My life-long friends look to me and tell me “only you could/can do it”. Not sure how to take that one to be honest. But I know they are there for me. Other friends tell me, “took you long enough, but great to have you here”. And I sincerely appreciate that. Re-connecting with old mentors and peers has also been a pleasure. But the cost has been high to date, I can’t deny that. Far more, on so many more levels than I ever expected (or counted on). I’d love to tell you I’m single by choice, but I gave up on dating. Very few women who are not artists or industry related are strong enough to get involved with an artist turning full-time professional. The first twelve months pretty much insures you have no real social life. So far the second twelve seem to be on par with the first. Money, what the fuck is that? Doing this as a single-parent, I seriously even find myself asking me WTF are you thinking?

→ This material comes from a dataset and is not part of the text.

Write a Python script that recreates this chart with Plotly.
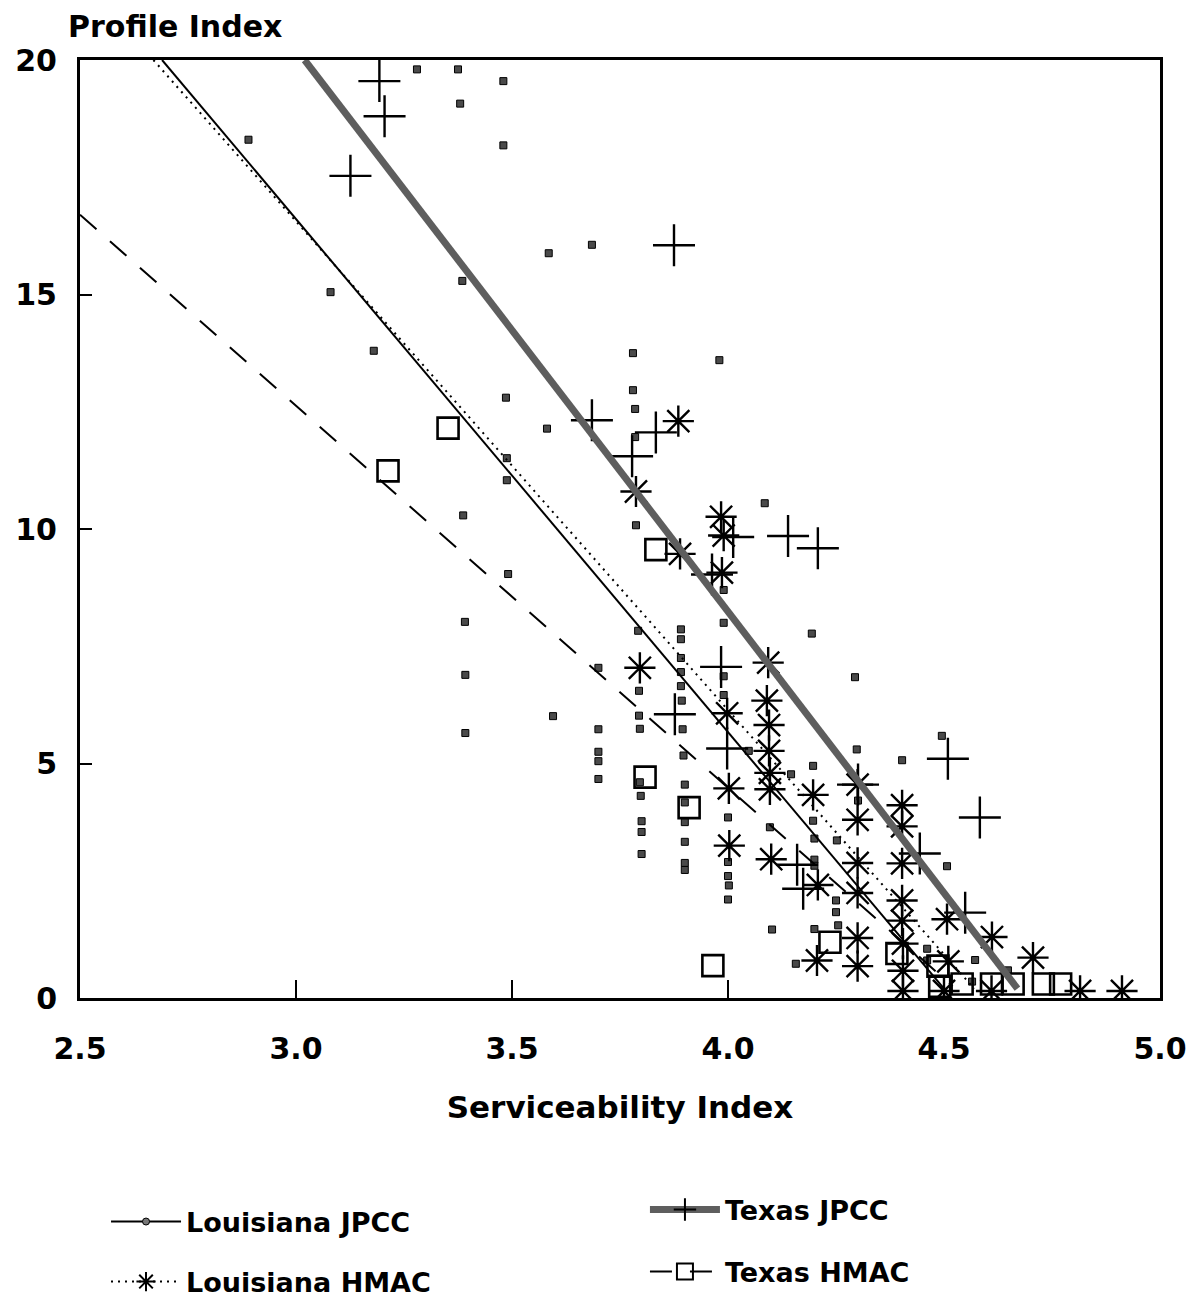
import plotly.graph_objects as go

# ---------------- data ----------------
# Louisiana JPCC observations (small filled squares)
la_jpcc_si = [2.89, 3.08, 3.18, 3.28, 3.375, 3.48, 3.38, 3.48, 3.585, 3.385,
              3.685, 3.78, 3.98, 3.78, 3.785, 3.785, 4.085, 3.787, 3.486, 3.581,
              3.488, 3.488, 3.387, 3.491, 3.391, 3.392, 3.392, 3.595, 3.70, 3.70,
              3.70, 3.70, 3.70, 3.792, 3.794, 3.794, 3.796, 3.796, 3.798, 3.80,
              3.80, 3.80, 3.891, 3.891, 3.891, 3.891, 3.891, 3.893, 3.895, 3.897,
              3.90, 3.90, 3.90, 3.90, 3.90, 3.90, 3.99, 3.99, 3.99, 3.99,
              4.048, 4.146, 4.097, 4.0, 4.0, 4.0, 4.002, 4.0, 4.294, 4.298,
              4.197, 4.197, 4.20, 4.252, 4.20, 4.20, 4.25, 4.25, 4.255, 4.102,
              4.157, 4.20, 4.403, 4.495, 4.507, 4.301, 4.194, 4.572, 4.461, 4.461,
              4.565, 4.648]
la_jpcc_pi = [18.3, 15.05, 13.8, 19.8, 19.8, 19.55, 19.07, 18.18, 15.88, 15.29,
              16.06, 13.75, 13.6, 12.96, 12.56, 11.96, 10.55, 10.08, 12.8, 12.14,
              11.51, 11.04, 10.29, 9.04, 8.02, 6.89, 5.65, 6.01, 7.04, 5.73,
              5.25, 5.05, 4.67, 7.83, 6.55, 6.02, 5.74, 4.6, 4.31, 3.77,
              3.54, 3.07, 7.86, 7.65, 7.25, 6.95, 6.65, 6.34, 5.73, 5.17,
              4.55, 4.17, 3.75, 3.33, 2.88, 2.73, 6.86, 6.46, 8.7, 8.0,
              5.27, 4.77, 3.64, 3.85, 2.9, 2.6, 2.4, 2.1, 6.84, 5.3,
              4.95, 3.78, 3.4, 3.36, 2.95, 2.82, 2.08, 1.83, 1.55, 1.46,
              0.73, 1.47, 5.07, 5.59, 2.81, 4.21, 7.77, 0.81, 1.05, 0.8,
              0.35, 0.59]

# Louisiana HMAC observations (asterisks)
la_hmac_si = [3.885, 3.787, 3.984, 3.99, 3.889, 3.986, 3.796, 4.093, 3.998, 4.09,
              4.095, 4.095, 4.097, 4.097, 4.002, 4.003, 4.197, 4.10, 4.208, 4.30,
              4.30, 4.30, 4.30, 4.30, 4.30, 4.403, 4.403, 4.403, 4.403, 4.403,
              4.405, 4.405, 4.405, 4.507, 4.611, 4.706, 4.815, 4.912, 4.51, 4.61,
              4.50, 4.206]
la_hmac_pi = [12.3, 10.8, 10.26, 9.86, 9.47, 9.07, 7.04, 7.15, 6.07, 6.34,
              5.82, 5.27, 4.8, 4.45, 4.47, 3.25, 4.33, 2.96, 2.41, 4.55,
              3.8, 2.88, 2.24, 1.28, 0.68, 4.11, 3.66, 2.87, 2.08, 1.65,
              1.16, 0.58, 0.15, 1.68, 1.3, 0.86, 0.15, 0.15, 0.78, 0.15,
              0.15, 0.8]

# Texas JPCC observations (plus signs)
tx_jpcc_si = [3.193, 3.205, 3.126, 3.875, 3.685, 3.833, 3.778, 4.012, 4.139, 4.208,
              3.963, 3.984, 3.877, 3.998, 4.16, 4.174, 4.301, 4.444, 4.549, 4.509,
              4.583]
tx_jpcc_pi = [19.55, 18.8, 17.53, 16.05, 12.32, 12.06, 11.55, 9.83, 9.85, 9.59,
              9.03, 7.06, 6.05, 5.32, 2.84, 2.33, 4.55, 3.08, 1.82, 5.1,
              3.85]

# Texas HMAC observations (open squares)
tx_hmac_si = [3.352, 3.213, 3.833, 3.808, 3.91, 3.965, 4.236, 4.391, 4.486, 4.49,
              4.542, 4.61, 4.66, 4.73, 4.77]
tx_hmac_pi = [12.15, 11.24, 9.56, 4.71, 4.06, 0.69, 1.19, 0.95, 0.68, 0.25,
              0.3, 0.3, 0.3, 0.3, 0.3]

# fitted regression lines (end points)
la_jpcc_fit_si = [2.69, 4.50]
la_jpcc_fit_pi = [20.0, 0.2]
la_hmac_fit_si = [2.67, 4.57]
la_hmac_fit_pi = [20.0, 0.2]
tx_jpcc_fit_si = [3.02, 4.67]
tx_jpcc_fit_pi = [20.0, 0.2]
tx_hmac_fit_si = [2.5, 4.52]
tx_hmac_fit_pi = [16.7, 0.25]

x_ticks = [2.5, 3.0, 3.5, 4.0, 4.5, 5.0]
x_tick_text = ["2.5", "3.0", "3.5", "4.0", "4.5", "5.0"]
y_ticks = [0, 5, 10, 15, 20]
y_tick_text = ["0", "5", "10", "15", "20"]

FONT = "DejaVu Sans"
BOLD = dict(family=FONT, color="black", weight="bold")

fig = go.Figure()


def fit_trace(x, y, name, legend, line, marker):
    # line + legend glyph; markers hidden on the plot (shown only in legend)
    return go.Scatter(x=x, y=y, mode="lines+markers", name=name, legend=legend,
                      line=line, marker=marker, selectedpoints=[],
                      unselected=dict(marker=dict(opacity=0)),
                      hoverinfo="skip", cliponaxis=True)


# --- scatter points ---
fig.add_trace(go.Scatter(x=la_jpcc_si, y=la_jpcc_pi, mode="markers", name="Louisiana JPCC",
                         legend="legend", showlegend=False,
                         marker=dict(symbol="square", size=7, color="#4a4a4a",
                                     line=dict(color="black", width=1))))
fig.add_trace(go.Scatter(x=tx_hmac_si, y=tx_hmac_pi, mode="markers", name="Texas HMAC",
                         legend="legend4", showlegend=False,
                         marker=dict(symbol="square-open", size=21, color="black",
                                     line=dict(color="black", width=2.6))))
fig.add_trace(go.Scatter(x=la_hmac_si, y=la_hmac_pi, mode="markers", name="Louisiana HMAC",
                         legend="legend2", showlegend=False,
                         marker=dict(symbol="asterisk-open", size=26, color="black",
                                     line=dict(color="#111111", width=2.4))))
fig.add_trace(go.Scatter(x=tx_jpcc_si, y=tx_jpcc_pi, mode="markers", name="Texas JPCC",
                         legend="legend3", showlegend=False,
                         marker=dict(symbol="cross-thin-open", size=30, color="black",
                                     line=dict(color="black", width=2.4))))

# --- fitted lines ---
fig.add_trace(fit_trace(tx_hmac_fit_si, tx_hmac_fit_pi, "Texas HMAC", "legend4",
                        dict(color="black", width=2, dash="22px,18px"),
                        dict(symbol="square-open", size=16, color="black",
                             line=dict(color="black", width=2))))
fig.add_trace(fit_trace(la_hmac_fit_si, la_hmac_fit_pi, "Louisiana HMAC", "legend2",
                        dict(color="black", width=2, dash="2px,5px"),
                        dict(symbol="asterisk-open", size=16, color="black",
                             line=dict(color="black", width=2))))
fig.add_trace(fit_trace(la_jpcc_fit_si, la_jpcc_fit_pi, "Louisiana JPCC", "legend",
                        dict(color="black", width=2),
                        dict(symbol="circle", size=7, color="#777777",
                             line=dict(color="black", width=1))))
fig.add_trace(fit_trace(tx_jpcc_fit_si, tx_jpcc_fit_pi, "Texas JPCC", "legend3",
                        dict(color="#5e5e5e", width=7),
                        dict(symbol="cross-thin-open", size=16, color="black",
                             line=dict(color="black", width=2))))

legend_common = dict(xanchor="left", yanchor="middle", bgcolor="rgba(0,0,0,0)",
                     borderwidth=0, itemwidth=70,
                     font=dict(family=FONT, size=27, color="black", weight="bold"))

# the page adds an 8px body margin, so the figure margins are offset by 8px
fig.update_layout(
    width=1201, height=1302,
    paper_bgcolor="white", plot_bgcolor="white",
    margin=dict(l=72, r=49, t=52, b=312, autoexpand=False),
    font=dict(family=FONT, color="black"),
    legend=dict(x=0.0241, y=-0.2388, **legend_common),
    legend2=dict(x=0.0241, y=-0.3028, **legend_common),
    legend3=dict(x=0.5231, y=-0.226, **legend_common),
    legend4=dict(x=0.5231, y=-0.292, **legend_common),
    xaxis=dict(range=[2.5, 5.0], tickvals=x_ticks, ticktext=x_tick_text,
               showgrid=False, zeroline=False, showline=True, mirror=True,
               linecolor="black", linewidth=3, ticks="inside", ticklen=18,
               tickwidth=2, tickcolor="black", ticklabelstandoff=22,
               automargin=False,
               tickfont=dict(size=30, **BOLD),
               title=dict(text="Serviceability Index", standoff=32,
                          font=dict(size=31, **BOLD))),
    yaxis=dict(range=[0, 20], tickvals=y_ticks, ticktext=y_tick_text,
               showgrid=False, zeroline=False, showline=True, mirror=True,
               linecolor="black", linewidth=3, ticks="inside", ticklen=12,
               tickwidth=2, tickcolor="black", ticklabelstandoff=14,
               automargin=False,
               tickfont=dict(size=30, **BOLD)),
    annotations=[dict(text="Profile Index", xref="paper", yref="paper",
                      x=-0.013, y=1.0352, xanchor="left", yanchor="middle",
                      showarrow=False, font=dict(size=30, **BOLD))],
)

fig.write_html("out.html")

But then I wasn’t doing this to get rich or get laid. If either and/or both happen - then great (who the hell am I to say no?) 
SCOTT FRASER / UNITED PHOTO PRESS

I shoot because I have a drive to do so. So even when my studio gear isn’t with me, I’m still going to use my goto glass on my backup body. It’s not the camera after all. It’s what I see with my eye that I’m trying to capture a still of to show the rest of you. Hell, I don’t even know if 50% of you actually see what I see. Again, not the point. For myself getting to here has been a journey that took a lifetime to happen for me to be able to look back and finally put all the pieces together and go, “Now I see”. It also took loosing everything I had including my belief system to get “what I had” and why I was in fact so grateful. But most of all it took people who loved me who cared enough to tell me to “go professional” and know what that would really cost but who would still say “do it” because they believed in me so much and knew me so well that they wanted to see me make it through to the other side. 

I shoot because even after all I have lived through and experienced, my camera is still my goto thing I seek out when I hurt. The greatest pain I lived through in my life, it was my camera and shooting still-life that got me through it and kept me sane. Out of 18 months of pain I refined my skills at trying to pull emotion from a still object. For the first time in my life I finally fell in love with still-life art. And now when I look back and think about that event, and that era of my life, I remember it was a camera she gave me as a “first gift” ( a Nikon SLR ). And I smile.

I shoot because Jay would say to me, “Scott, fuck you. Ya it sucked that shit happened to you. Fuck me, it happened to me as well, remember? But it’s who you are right now, and everything that has happened SINCE then, and those cool fuckin’ moments you’ve had since. Our stupid fucking adventures. Man, that’s what you think about when you want to shoot something with emotion. Fuck that pain bullshit, that’s some prima-donna poser bullshit. Be you, right here, right now. That moment on a surfboard or a BMX when it’s perfect. Capture those moments and how THEY feel because, Bro, most people aren’t ever going to have the balls to actually live that much, so capture them a taste they can see”.

So, that’s why I shoot. For Me. For You. For my Brother.